** START OF DATA PROVIDED **

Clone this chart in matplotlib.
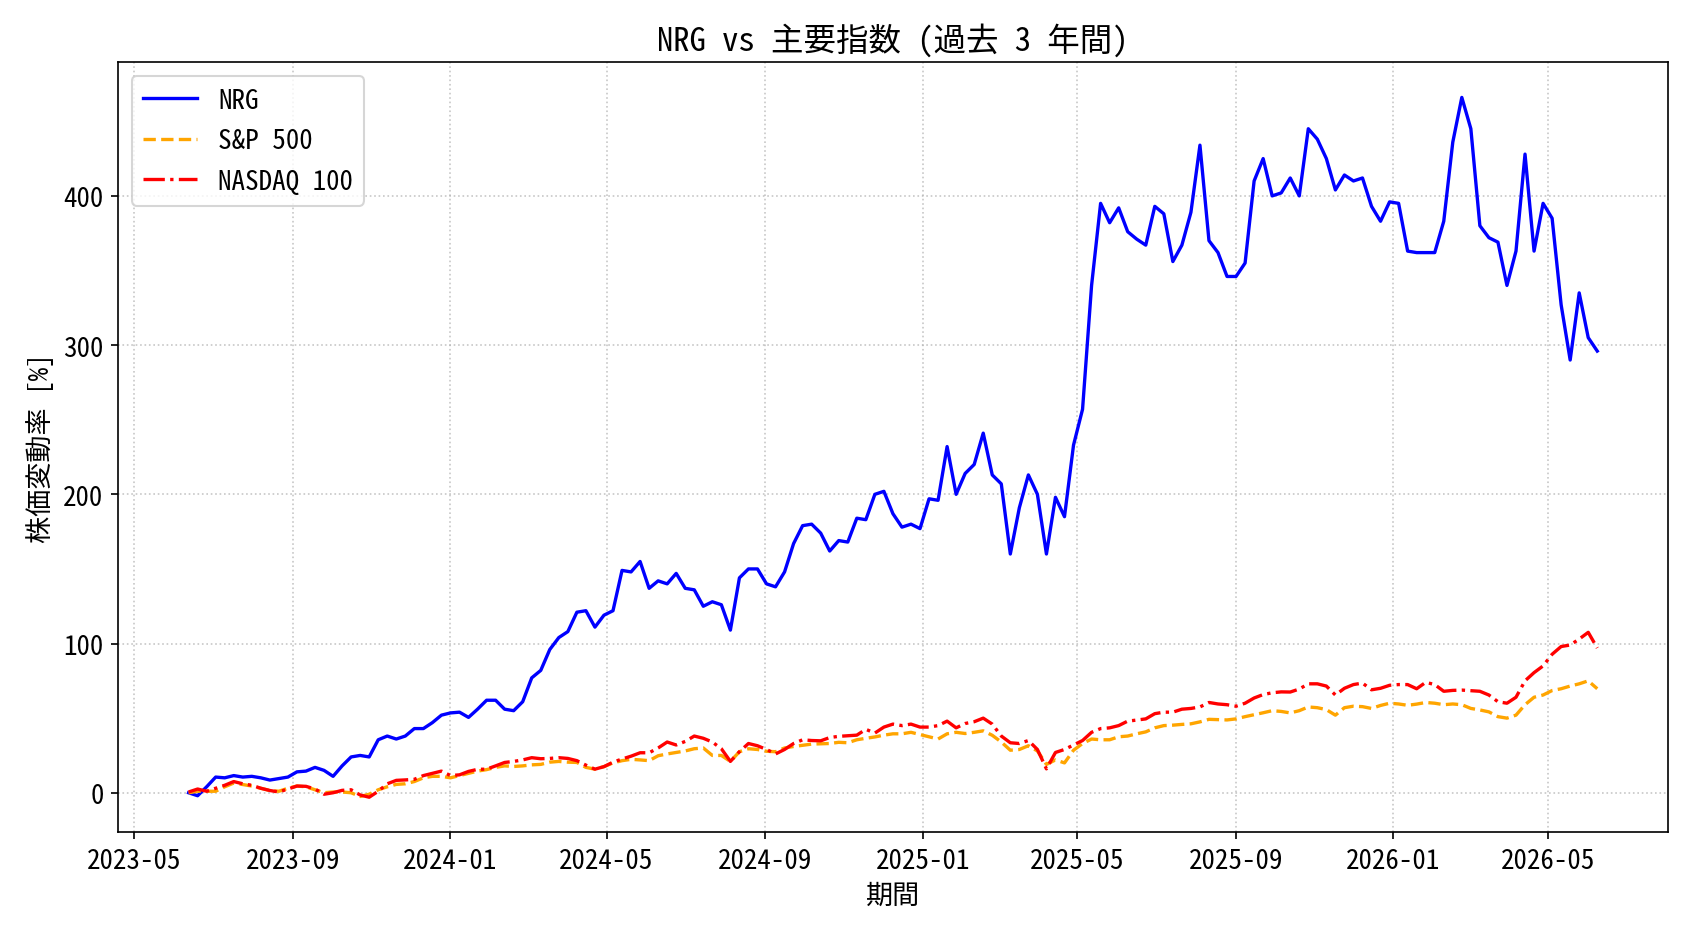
import matplotlib
matplotlib.use("Agg")
import matplotlib.pyplot as plt
import matplotlib.dates as mdates
import pandas as pd

plt.rcParams['font.family'] = ['Noto Sans Mono CJK JP', 'Noto Sans CJK JP', 'DejaVu Sans']
plt.rcParams['font.size'] = 13

# weekly samples (cumulative % change since start)
dates = pd.date_range("2023-06-12", periods=157, freq="7D")

nrg = [
    0, -2, 4, 10.5, 10, 11.5, 10.5, 11, 10, 8.5,
    9.5, 10.5, 14, 14.5, 17, 15, 11, 18, 24, 25,
    24, 35.5, 38, 36, 38, 43, 43, 47, 52, 53.5,
    54, 50.5, 56, 62, 62, 56, 55, 61, 77, 82,
    96, 104, 108, 121, 122, 111, 119, 122, 149, 148,
    155, 137, 142, 140, 147, 137, 136, 125, 128, 126,
    109, 144, 150, 150, 140, 138, 148, 167, 179, 180,
    174, 162, 169, 168, 184, 183, 200, 202, 187, 178,
    180, 177, 197, 196, 232, 200, 214, 220, 241, 213,
    207, 160, 191, 213, 200, 160, 198, 185, 233, 257,
    340, 395, 382, 392, 376, 371, 367, 393, 388, 356,
    367, 389, 434, 370, 362, 346, 346, 355, 410, 425,
    400, 402, 412, 400, 445, 438, 425, 404, 414, 410,
    412, 393, 383, 396, 395, 363, 362, 362, 362, 383,
    436, 466, 445, 380, 372, 369, 340, 363, 428, 363,
    395, 385, 327, 290, 335, 305, 296,
]

sp500 = [
    0, 1, 1, 1, 4, 6.5, 5.5, 4.5, 3, 1.5,
    1, 3, 4.5, 4, 2, 0, 0.5, 0.5, 0, -2.5,
    -1, 2, 4, 5.6, 6, 7.5, 10, 11, 11, 10,
    11.5, 13, 14.5, 15.5, 17, 18, 17.6, 18, 18.7, 19,
    20.5, 21, 20.5, 20.3, 17, 15.8, 17.5, 20, 21.5, 22.4,
    22, 21.5, 24.8, 26, 27, 28, 29.5, 30, 25, 25,
    21, 27.5, 29.5, 29, 27.8, 27.5, 30, 31, 31.8, 32.6,
    32.8, 33, 33.8, 33.5, 35.5, 36.5, 37.4, 38.6, 39.5, 39.5,
    40.5, 39, 37.5, 36, 39.5, 40.5, 39.7, 40.5, 41.5, 38.5,
    34, 28.5, 29, 31.5, 28, 19, 22, 20, 28.5, 33,
    36, 35.5, 35.5, 37.5, 38, 39.5, 40.8, 43.5, 45, 45.3,
    45.8, 46.2, 47.5, 49.2, 49, 48.8, 49.5, 51, 52.3, 53.6,
    55, 54.5, 53.5, 55, 57.5, 57, 55.7, 52, 57, 58,
    57.7, 56.5, 58.5, 60, 59.5, 58.6, 59.4, 60.5, 60, 59,
    59.5, 59, 56.5, 55.5, 54.2, 51, 50, 52, 59, 64,
    65.5, 68.5, 69.7, 71.5, 73, 75, 69.7,
]

nasdaq100 = [
    0.5, 2.5, 1, 3, 5, 7.5, 6, 5, 3, 1.5,
    0.5, 2.5, 4.5, 4.3, 2.5, -1, 0, 1.6, 2, -1.5,
    -3, 1, 6, 8.3, 8.6, 9, 11.5, 13, 14.5, 11.5,
    12, 14.3, 15.7, 15.8, 18, 20.3, 21, 22, 23.5, 22.8,
    23, 23.5, 23, 21.5, 18.5, 15.8, 17.5, 20.5, 22.6, 24.5,
    26.8, 26.8, 30, 34, 32, 34.4, 38, 36.5, 34, 29.5,
    21, 27.5, 33, 31.5, 29, 26, 29, 33, 35.5, 35,
    34.8, 37, 37.8, 38.2, 38.6, 42.5, 40, 44, 46, 45,
    46, 44, 44, 45, 48, 43.5, 46.4, 47.6, 50, 46,
    38, 33.5, 33, 35, 29, 16, 27, 29, 32, 35,
    40.5, 43, 43.5, 45, 48, 48.7, 49.5, 53, 54, 54,
    56, 56.5, 57.5, 60.5, 59.5, 59, 58, 60, 63.5, 65.8,
    67, 67.6, 67.5, 69.5, 73, 73, 71.5, 65.5, 70, 72.5,
    73.5, 69, 70, 72, 72.5, 72.5, 69.7, 74, 72.5, 68,
    68.6, 68.8, 68.4, 68, 65.5, 61, 60, 64, 75, 80.5,
    85, 92.8, 98, 99, 103, 107.5, 97,
]

fig = plt.figure(figsize=(11.253, 6.213), dpi=150)
ax = fig.add_axes([0.070, 0.106, 0.918, 0.826])

ax.plot(dates, nrg, color='blue', linestyle='-', linewidth=1.6, label='NRG')
ax.plot(dates, sp500, color='orange', linestyle='--', linewidth=1.6, label='S&P 500')
ax.plot(dates, nasdaq100, color='red', linestyle='-.', linewidth=1.6, label='NASDAQ 100')

ax.xaxis.set_major_locator(mdates.MonthLocator(bymonth=[1, 5, 9]))
ax.xaxis.set_major_formatter(mdates.DateFormatter('%Y-%m'))

ax.set_title('NRG vs 主要指数 (過去 3 年間)')
ax.set_xlabel('期間')
ax.set_ylabel('株価変動率 [%]')
ax.grid(True, linestyle=':', alpha=0.7)
ax.legend(loc='upper left')

fig.savefig('out.png', dpi=150)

** END OF DATA PROVIDED **

Are you able to set down all the lines above exactly, without any pictures?

Clone this chart in matplotlib.
import matplotlib
matplotlib.use("Agg")
import matplotlib.pyplot as plt
import matplotlib.dates as mdates
import pandas as pd

plt.rcParams['font.family'] = ['Noto Sans Mono CJK JP', 'Noto Sans CJK JP', 'DejaVu Sans']
plt.rcParams['font.size'] = 13

# weekly samples (cumulative % change since start)
dates = pd.date_range("2023-06-12", periods=157, freq="7D")

nrg = [
    0, -2, 4, 10.5, 10, 11.5, 10.5, 11, 10, 8.5,
    9.5, 10.5, 14, 14.5, 17, 15, 11, 18, 24, 25,
    24, 35.5, 38, 36, 38, 43, 43, 47, 52, 53.5,
    54, 50.5, 56, 62, 62, 56, 55, 61, 77, 82,
    96, 104, 108, 121, 122, 111, 119, 122, 149, 148,
    155, 137, 142, 140, 147, 137, 136, 125, 128, 126,
    109, 144, 150, 150, 140, 138, 148, 167, 179, 180,
    174, 162, 169, 168, 184, 183, 200, 202, 187, 178,
    180, 177, 197, 196, 232, 200, 214, 220, 241, 213,
    207, 160, 191, 213, 200, 160, 198, 185, 233, 257,
    340, 395, 382, 392, 376, 371, 367, 393, 388, 356,
    367, 389, 434, 370, 362, 346, 346, 355, 410, 425,
    400, 402, 412, 400, 445, 438, 425, 404, 414, 410,
    412, 393, 383, 396, 395, 363, 362, 362, 362, 383,
    436, 466, 445, 380, 372, 369, 340, 363, 428, 363,
    395, 385, 327, 290, 335, 305, 296,
]

sp500 = [
    0, 1, 1, 1, 4, 6.5, 5.5, 4.5, 3, 1.5,
    1, 3, 4.5, 4, 2, 0, 0.5, 0.5, 0, -2.5,
    -1, 2, 4, 5.6, 6, 7.5, 10, 11, 11, 10,
    11.5, 13, 14.5, 15.5, 17, 18, 17.6, 18, 18.7, 19,
    20.5, 21, 20.5, 20.3, 17, 15.8, 17.5, 20, 21.5, 22.4,
    22, 21.5, 24.8, 26, 27, 28, 29.5, 30, 25, 25,
    21, 27.5, 29.5, 29, 27.8, 27.5, 30, 31, 31.8, 32.6,
    32.8, 33, 33.8, 33.5, 35.5, 36.5, 37.4, 38.6, 39.5, 39.5,
    40.5, 39, 37.5, 36, 39.5, 40.5, 39.7, 40.5, 41.5, 38.5,
    34, 28.5, 29, 31.5, 28, 19, 22, 20, 28.5, 33,
    36, 35.5, 35.5, 37.5, 38, 39.5, 40.8, 43.5, 45, 45.3,
    45.8, 46.2, 47.5, 49.2, 49, 48.8, 49.5, 51, 52.3, 53.6,
    55, 54.5, 53.5, 55, 57.5, 57, 55.7, 52, 57, 58,
    57.7, 56.5, 58.5, 60, 59.5, 58.6, 59.4, 60.5, 60, 59,
    59.5, 59, 56.5, 55.5, 54.2, 51, 50, 52, 59, 64,
    65.5, 68.5, 69.7, 71.5, 73, 75, 69.7,
]

nasdaq100 = [
    0.5, 2.5, 1, 3, 5, 7.5, 6, 5, 3, 1.5,
    0.5, 2.5, 4.5, 4.3, 2.5, -1, 0, 1.6, 2, -1.5,
    -3, 1, 6, 8.3, 8.6, 9, 11.5, 13, 14.5, 11.5,
    12, 14.3, 15.7, 15.8, 18, 20.3, 21, 22, 23.5, 22.8,
    23, 23.5, 23, 21.5, 18.5, 15.8, 17.5, 20.5, 22.6, 24.5,
    26.8, 26.8, 30, 34, 32, 34.4, 38, 36.5, 34, 29.5,
    21, 27.5, 33, 31.5, 29, 26, 29, 33, 35.5, 35,
    34.8, 37, 37.8, 38.2, 38.6, 42.5, 40, 44, 46, 45,
    46, 44, 44, 45, 48, 43.5, 46.4, 47.6, 50, 46,
    38, 33.5, 33, 35, 29, 16, 27, 29, 32, 35,
    40.5, 43, 43.5, 45, 48, 48.7, 49.5, 53, 54, 54,
    56, 56.5, 57.5, 60.5, 59.5, 59, 58, 60, 63.5, 65.8,
    67, 67.6, 67.5, 69.5, 73, 73, 71.5, 65.5, 70, 72.5,
    73.5, 69, 70, 72, 72.5, 72.5, 69.7, 74, 72.5, 68,
    68.6, 68.8, 68.4, 68, 65.5, 61, 60, 64, 75, 80.5,
    85, 92.8, 98, 99, 103, 107.5, 97,
]

fig = plt.figure(figsize=(11.253, 6.213), dpi=150)
ax = fig.add_axes([0.070, 0.106, 0.918, 0.826])

ax.plot(dates, nrg, color='blue', linestyle='-', linewidth=1.6, label='NRG')
ax.plot(dates, sp500, color='orange', linestyle='--', linewidth=1.6, label='S&P 500')
ax.plot(dates, nasdaq100, color='red', linestyle='-.', linewidth=1.6, label='NASDAQ 100')

ax.xaxis.set_major_locator(mdates.MonthLocator(bymonth=[1, 5, 9]))
ax.xaxis.set_major_formatter(mdates.DateFormatter('%Y-%m'))

ax.set_title('NRG vs 主要指数 (過去 3 年間)')
ax.set_xlabel('期間')
ax.set_ylabel('株価変動率 [%]')
ax.grid(True, linestyle=':', alpha=0.7)
ax.legend(loc='upper left')

fig.savefig('out.png', dpi=150)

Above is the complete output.